ジャン・ピエール・メルヴィル監督『海の沈黙』
この映画は、ふたつの作品を、映像化しています。作家ヴェルコールの『海の沈黙』という小説(フィクション)と、フランスの作家たちがナチスの占領下、抵抗文学の拠点とした「深夜叢書」の第一冊として、この小説を刊行したという事実(ノンフィクション)の、ふたつです。映画の冒頭、路上で秘かに、皮製の旅行鞄がひとりの男から他の男に、手渡されます。スパイ映画の冒頭シーンの趣きです。鞄の中には、“LE SILENCE DE LA MER”と題された本が、隠されていました。そして次のテロップが流れます。
「残忍なナチス・ドイツの犯した犯罪が、人々の記憶からぬぐい去られない限り、この映画は仏独関係の改善に寄与しない」。
ナチス・ドイツ占領下のフランス。ある村の一軒家に、年老いた伯父と姪が、暮らしていました。暖炉のある居間では毎晩、伯父はコーヒーを飲み姪は編み物をして、静かに過ごしています。そこに、ドイツ軍の将校が、二階の部屋を借りにやってきます。やむを得ず借りたことを弁解し、祖国を愛している人を尊敬すると、礼儀正しく言葉をかけました。伯父と姪は、徹底した沈黙で迎えます。将校は毎晩、ふたりのいる居間に下りてきて、身の上話を語ります。最早、ふたりからの返事を待ち望むこともなく、ひたすら語り続けます。
自分は作曲家であり、フランスに憧れ、その文化と精神を尊敬している、と。
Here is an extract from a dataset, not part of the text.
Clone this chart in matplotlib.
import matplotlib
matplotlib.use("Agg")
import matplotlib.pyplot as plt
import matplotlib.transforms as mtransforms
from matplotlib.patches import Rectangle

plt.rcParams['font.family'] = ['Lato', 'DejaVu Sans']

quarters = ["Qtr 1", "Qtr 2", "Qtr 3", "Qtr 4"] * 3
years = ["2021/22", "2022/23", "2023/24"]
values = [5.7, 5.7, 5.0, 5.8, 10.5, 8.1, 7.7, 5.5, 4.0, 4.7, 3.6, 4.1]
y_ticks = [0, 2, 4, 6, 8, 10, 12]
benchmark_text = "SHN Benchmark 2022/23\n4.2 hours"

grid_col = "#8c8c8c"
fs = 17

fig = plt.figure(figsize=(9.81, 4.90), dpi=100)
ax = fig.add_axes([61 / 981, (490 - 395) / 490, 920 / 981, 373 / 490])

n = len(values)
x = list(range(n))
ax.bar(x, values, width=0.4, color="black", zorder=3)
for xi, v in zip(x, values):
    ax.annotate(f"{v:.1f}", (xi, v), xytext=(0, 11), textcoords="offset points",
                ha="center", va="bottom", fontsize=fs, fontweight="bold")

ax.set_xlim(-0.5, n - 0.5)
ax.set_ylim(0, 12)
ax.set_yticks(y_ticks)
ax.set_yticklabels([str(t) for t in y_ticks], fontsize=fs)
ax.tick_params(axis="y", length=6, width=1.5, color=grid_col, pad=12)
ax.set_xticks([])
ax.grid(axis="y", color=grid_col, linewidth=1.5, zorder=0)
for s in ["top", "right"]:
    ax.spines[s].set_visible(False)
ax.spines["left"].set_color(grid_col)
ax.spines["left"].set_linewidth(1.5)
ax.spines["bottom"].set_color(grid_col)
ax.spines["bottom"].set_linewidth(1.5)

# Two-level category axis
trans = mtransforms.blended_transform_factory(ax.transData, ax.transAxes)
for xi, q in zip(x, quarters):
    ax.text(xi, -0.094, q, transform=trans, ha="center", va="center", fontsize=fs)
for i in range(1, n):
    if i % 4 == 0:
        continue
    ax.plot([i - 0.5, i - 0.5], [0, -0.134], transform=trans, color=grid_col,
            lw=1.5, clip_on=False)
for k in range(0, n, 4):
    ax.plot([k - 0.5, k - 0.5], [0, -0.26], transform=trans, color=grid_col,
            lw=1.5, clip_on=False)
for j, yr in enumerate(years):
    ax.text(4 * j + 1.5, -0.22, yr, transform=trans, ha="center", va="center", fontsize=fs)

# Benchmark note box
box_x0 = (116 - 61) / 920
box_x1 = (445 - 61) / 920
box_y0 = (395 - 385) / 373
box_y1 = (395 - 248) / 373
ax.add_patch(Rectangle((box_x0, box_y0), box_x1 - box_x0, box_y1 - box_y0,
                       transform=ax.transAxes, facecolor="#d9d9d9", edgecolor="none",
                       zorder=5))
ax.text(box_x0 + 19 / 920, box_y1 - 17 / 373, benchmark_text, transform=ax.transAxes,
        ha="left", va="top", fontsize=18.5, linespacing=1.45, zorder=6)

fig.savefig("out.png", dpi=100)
イギリスといえばシェイクスピア、イタリアならダンテ、スペインならセルヴァンテス、そしてドイツはゲーテ。しかしその次は、すぐには出てこない。フランスは、モリエール、ユゴー、ヴォルテール、ラブレー、・・・。音楽となると私たちの国。バッハ、ヘンデル、ベートーヴェン、ワグナー、モーツァルト・・・。将校は、独仏両国の融合に希望をもち、ふたりに受け入れられることを、願います。映画のほとんどが、将校と伯父と姪の三人のいる居間のシーンです。将校の知的で熱い饒舌と伯父・姪の拒絶の意志をもった冷たい沈黙が、室内で交錯しあいます。
将校が、別れた恋人の話をするシーンが、印象的でした。森の中の草の上に寝そべる二人は、仲睦まじく語りあっていました。すると、首筋を蚊に刺された恋人は、その蚊を捕まえ脚を一本一本、憎々しくむしり取っていきました。将校は、この娘におびえます。祖国ドイツの残忍性を、強烈に示唆します。
将校は、休暇でパリにいき、旧友たちと再会します。しかし、そこで彼の知ったことは、強制収容所での大量虐殺の話であり、この戦争はフランスを叩き潰すためのものだ、ということでした。この戦争に、フランスとドイツの融合を願っていた将校は、それが幻想であったことを思い知らされ、前線への転属を願い出て、戦地へと赴くことになりました。
沈黙を通していた姪は、戦地へと去っていく将校に対して、小さく「アデュー(さようなら)」のひと言をつぶやきます。将校の去った後、ふたたび、伯父と姪の二人の静かな生活が、淡々と続いていきます。
小説『海の沈黙』は、画家ジャン・ブリュレルが、作家ヴェルコールとなって、1942年に刊行しました。ナチスの懐柔政策を暴露しファッシズムに対して激しい怒りに貫かれた抵抗文学として、欧米で広く読まれました。映画『海の沈黙』は、ジャン・ピエール・メルヴィル監督によって、1947年に制作されました。監督の世界へのメッセージは、冒頭のテロップに込められています。日本語訳は、1951年、河野與一訳で岩波書店から発行されています。私の手元にある『海の沈黙』は1957年発行の第9刷で、戦後早いうちの日本でも、広く読まれたことを窺わせます。
映画は、岩波ホールの夜の部で見たのですが、ほとんどが暖炉のある居間での三人だけの会話(話すのは将校ただ一人)、会話内容は文学と音楽と戦争のこと、しかも動きの少ないモノクロの映像、さらに背景についての知識もおぼろげで、会話についていけない歯がゆさを感じながらの、結構しんどい90分間の鑑賞でした。帰宅後、書棚から本書を取りだして、一読のうえこの文章を書きました。そして今、映像と言葉を合一させて、『海の沈黙』の価値を再発見したところです。